Edelen is trying to position himself as the businessman in the contest. In April 2017, Edelen and other business partners announced they were studying the possibility of installing tens of thousands of solar panels on a reclaimed surface mine in Pike County. He said Monday that the project is expected to move forward in Eastern Kentucky in the coming weeks, and said a commitment to renewable energy could help bring jobs to the state.

“Let me say something that no candidate for Kentucky governor ever has, though every farmer and hunter knows it to be true,” Edelen said. “Climate change is real and so are the thousands of jobs that can be created fighting it.”

That project was one of many appeals Edelen made to the progressive base of the Democratic Party in the aftermath of his upset loss to state Auditor Mike Harmon in 2015. He also toured the state with Kentucky Sports Radio host Matt Jones, proclaiming a message that the Kentucky Democratic Party must find a way to appeal to rural voters who have fled to the Republican Party.

When asked if he was attempting to position himself as more progressive than Beshear or Adkins, Edelen said he dismissed labels and criticized the narrative as “lazy.”

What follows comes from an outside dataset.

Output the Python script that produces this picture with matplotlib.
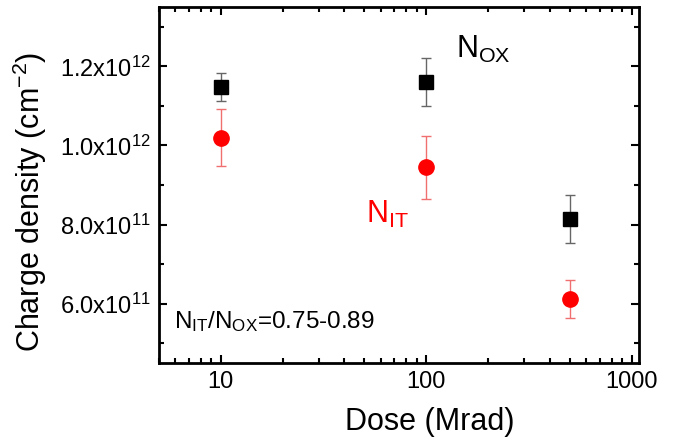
import matplotlib
matplotlib.use("Agg")
import matplotlib.pyplot as plt
from matplotlib.ticker import FixedLocator, MultipleLocator, LogLocator, NullFormatter

plt.rcParams['font.family'] = ['Liberation Sans', 'DejaVu Sans']
plt.rcParams['mathtext.fontset'] = 'custom'
plt.rcParams['mathtext.rm'] = 'Liberation Sans'
plt.rcParams['mathtext.it'] = 'Liberation Sans:italic'
plt.rcParams['mathtext.default'] = 'regular'

# data
dose = [10, 100, 500]
n_ox = [1.148e12, 1.160e12, 0.815e12]
n_ox_err = [0.035e12, 0.060e12, 0.061e12]
n_it = [1.019e12, 0.945e12, 0.613e12]
n_it_err = [0.072e12, 0.080e12, 0.048e12]

ytick_vals = [6.0e11, 8.0e11, 1.0e12, 1.2e12]
ytick_labels = [r'6.0x10$^{11}$', r'8.0x10$^{11}$', r'1.0x10$^{12}$', r'1.2x10$^{12}$']

fig = plt.figure(figsize=(6.73, 4.40), dpi=100)
ax = fig.add_axes([0.236, 0.175, 0.713, 0.809])

ax.errorbar(dose, n_ox, yerr=n_ox_err, fmt='s', color='black', ms=10,
            ecolor='#666666', elinewidth=1, capsize=3.5, capthick=1)
ax.errorbar(dose, n_it, yerr=n_it_err, fmt='o', color='#ff0000', ms=11,
            ecolor='#f07070', elinewidth=1, capsize=3.5, capthick=1)

ax.set_xscale('log')
ax.set_xlim(5, 1080)
ax.set_ylim(4.5e11, 1.35e12)

ax.xaxis.set_major_locator(FixedLocator([10, 100, 1000]))
ax.set_xticklabels(['10', '100', '1000'])
ax.xaxis.set_minor_locator(LogLocator(base=10, subs=range(2, 10)))
ax.xaxis.set_minor_formatter(NullFormatter())
ax.yaxis.set_major_locator(FixedLocator(ytick_vals))
ax.set_yticklabels(ytick_labels)
ax.yaxis.set_minor_locator(MultipleLocator(1e11))

ax.tick_params(which='both', direction='in', top=True, right=True, labelsize=17, width=1.5)
ax.tick_params(which='major', length=6, pad=6)
ax.tick_params(which='minor', length=3.5)
for s in ax.spines.values():
    s.set_linewidth(2)

ax.set_xlabel('Dose (Mrad)', fontsize=22)
ax.set_ylabel(r'Charge density (cm$^{-2}$)', fontsize=22)
ax.xaxis.set_label_coords(0.565, -0.125)
ax.yaxis.set_label_coords(-0.228, 0.452)

ax.text(140, 1.222e12, r'N$_{OX}$', fontsize=22, color='black')
ax.text(51, 8.05e11, r'N$_{IT}$', fontsize=22, color='#ff0000')
ax.text(5.9, 5.37e11, r'N$_{IT}$/N$_{OX}$=0.75-0.89', fontsize=17.5, color='black')

fig.savefig('out.png', dpi=100)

“I have a whole host of ideas for Kentucky into the future and this isn’t about borrowing some template from the national party and you’ll never hear me say that I am to one end or the other,” Edelen said. “I am where the people of Kentucky need us to be to solve problems.”

But if the 2018 elections in Kentucky were any evidence, the rural and urban political divide remains stark. With a running mate from Louisville — businessman Gill Holland — Edelen will have to figure out a way to appeal to rural Democrats who make up a significant chunk of the primary electorate.

Louisville businessman Gill Holland announces he will run for lieutenant governor of Kentucky on a ticket with Adam Edelen.

On Monday, Edelen addressed that issue with a pledge to bring broadband internet access to all corners of the state and to help modernize Kentucky’s economy.

“The sad fact is that today’s leaders are chasing yesterday’s economy,” Edelen said. “Underfunding education, depressing wages, eliminating workplace and environmental safeguards may have been attractive to aging industrialists a generation ago, but they are repulsive to the new economy entrepreneurs that hold the keys to the economic future.”